Quote from the first line below through the line that contains "import * as", both included, and leave the pictures out.

-- SOURCE MATERIAL --
┌──
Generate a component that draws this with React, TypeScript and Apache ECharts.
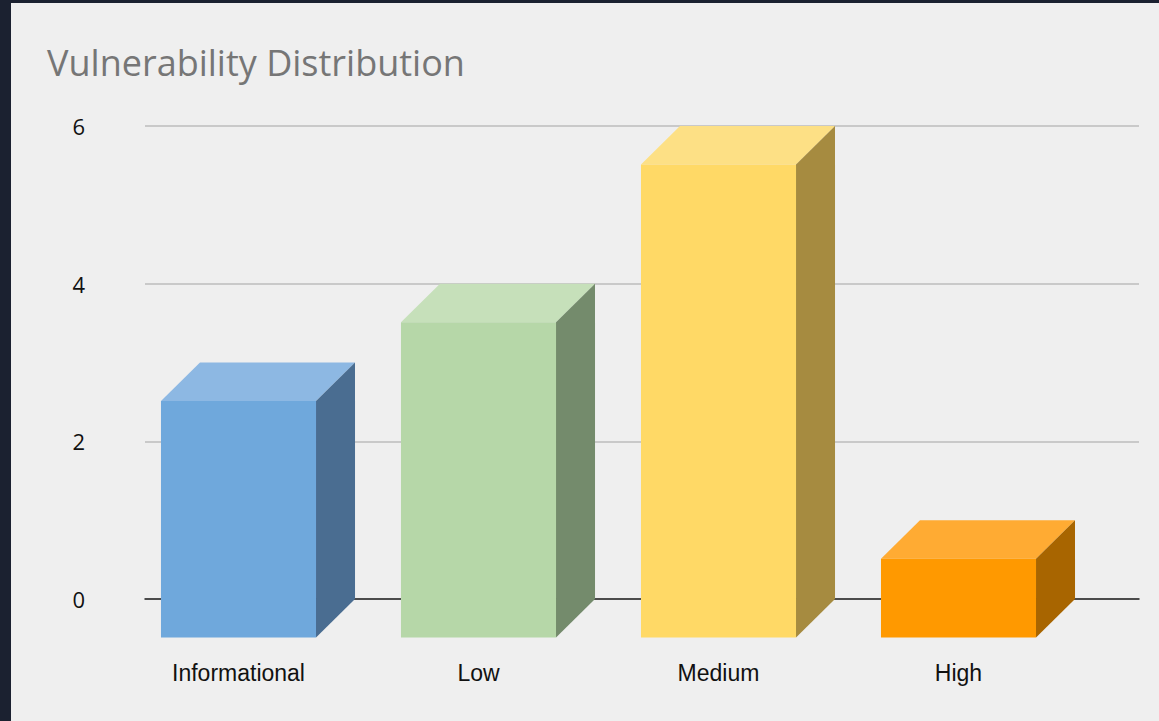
import React, { useEffect, useRef } from "react";
import * as echarts from "echarts";

const categories = ["Informational", "Low", "Medium", "High"];
const counts = [3, 4, 6, 1];
const yTicks = [0, 2, 4, 6];
const titleText = "Vulnerability Distribution";

const frontColors = ["#6fa8dc", "#b6d7a8", "#ffd966", "#ff9900"];
const topColors = ["#8db8e3", "#c6e0ba", "#fde085", "#ffab33"];
const sideColors = ["#4a6d91", "#748b6c", "#a68b40", "#a86500"];

const DX = 39;
const DY = 38.5;

export default function App() {
  const ref = useRef<HTMLDivElement>(null);
  useEffect(() => {
    if (!ref.current) return;
    const chart = echarts.init(ref.current, null, { renderer: "svg" });
    const yMin = yTicks[0];
    const yMax = yTicks[yTicks.length - 1];
    const interval = yTicks[1] - yTicks[0];
    chart.setOption({
      animation: false,
      title: {
        text: titleText,
        left: 42,
        top: 39,
        textStyle: {
          fontFamily: "Open Sans",
          fontSize: 36,
          fontWeight: "normal",
          color: "#767676",
        },
      },
      grid: [
        { left: 145, right: 20, top: 126, bottom: 122 },
        { left: 118.5, right: 80.5, top: 126, bottom: 122 },
      ],
      xAxis: [
        {
          gridIndex: 0,
          type: "category",
          data: categories,
          axisLine: { show: true, lineStyle: { color: "#222", width: 1.5 } },
          axisTick: { show: false },
          axisLabel: { show: false },
          splitLine: { show: false },
        },
        {
          gridIndex: 1,
          type: "category",
          data: categories,
          axisLine: { show: false },
          axisTick: { show: false },
          axisLabel: {
            margin: 62,
            fontFamily: "Liberation Sans",
            fontSize: 23,
            color: "#111",
          },
          splitLine: { show: false },
        },
      ],
      yAxis: [
        {
          gridIndex: 0,
          type: "value",
          min: yMin,
          max: yMax,
          interval,
          axisLine: { show: false },
          axisTick: { show: false },
          axisLabel: {
            margin: 60,
            align: "right",
            fontFamily: "Open Sans",
            fontSize: 22,
            color: "#111",
          },
          splitLine: { show: true, lineStyle: { color: "#bdbdbd", width: 1.5 } },
        },
        {
          gridIndex: 1,
          type: "value",
          min: yMin,
          max: yMax,
          interval,
          show: false,
          splitLine: { show: false },
        },
      ],
      series: [
        {
          type: "custom",
          xAxisIndex: 1,
          yAxisIndex: 1,
          data: counts.map((v, i) => [i, v]),
          renderItem: (params: any, api: any) => {
            const idx = api.value(0);
            const val = api.value(1);
            const top = api.coord([idx, val]);
            const base = api.coord([idx, 0]);
            const w = api.size([1, 0])[0] * 0.646;
            const cx = top[0];
            const fl = cx - w / 2;
            const fr = cx + w / 2;
            const ft = top[1] + DY;
            const fb = base[1] + DY;
            const i = params.dataIndex;
            return {
              type: "group",
              children: [
                {
                  type: "polygon",
                  shape: {
                    points: [
                      [fl, ft],
                      [fr, ft],
                      [fr + DX, ft - DY],
                      [fl + DX, ft - DY],
                    ],
                  },
                  style: { fill: topColors[i] },
                },
                {
                  type: "polygon",
                  shape: {
                    points: [
                      [fr, ft],
                      [fr + DX, ft - DY],
                      [fr + DX, fb - DY],
                      [fr, fb],
                    ],
                  },
                  style: { fill: sideColors[i] },
                },
                {
                  type: "rect",
                  shape: { x: fl, y: ft, width: w, height: fb - ft },
                  style: { fill: frontColors[i] },
                },
              ],
            };
          },
        },
      ],
    });
    return () => chart.dispose();
  }, []);

  return (
    <div
      style={{
        position: "fixed",
        left: 0,
        top: 0,
        width: 1159,
        height: 721,
        background: "#1b2130",
      }}
    >
      <div
        style={{
          position: "absolute",
          left: 11,
          top: 3,
          right: 0,
          bottom: 0,
          background: "#efefef",
        }}
      />
      <div
        ref={ref}
        style={{ position: "absolute", left: 0, top: 0, width: 1159, height: 721 }}
      />
    </div>
  );
}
└──
-- SOLUTION FOR THIS TASK --
Generate a component that draws this with React, TypeScript and Apache ECharts.
import React, { useEffect, useRef } from "react";
import * as echarts from "echarts";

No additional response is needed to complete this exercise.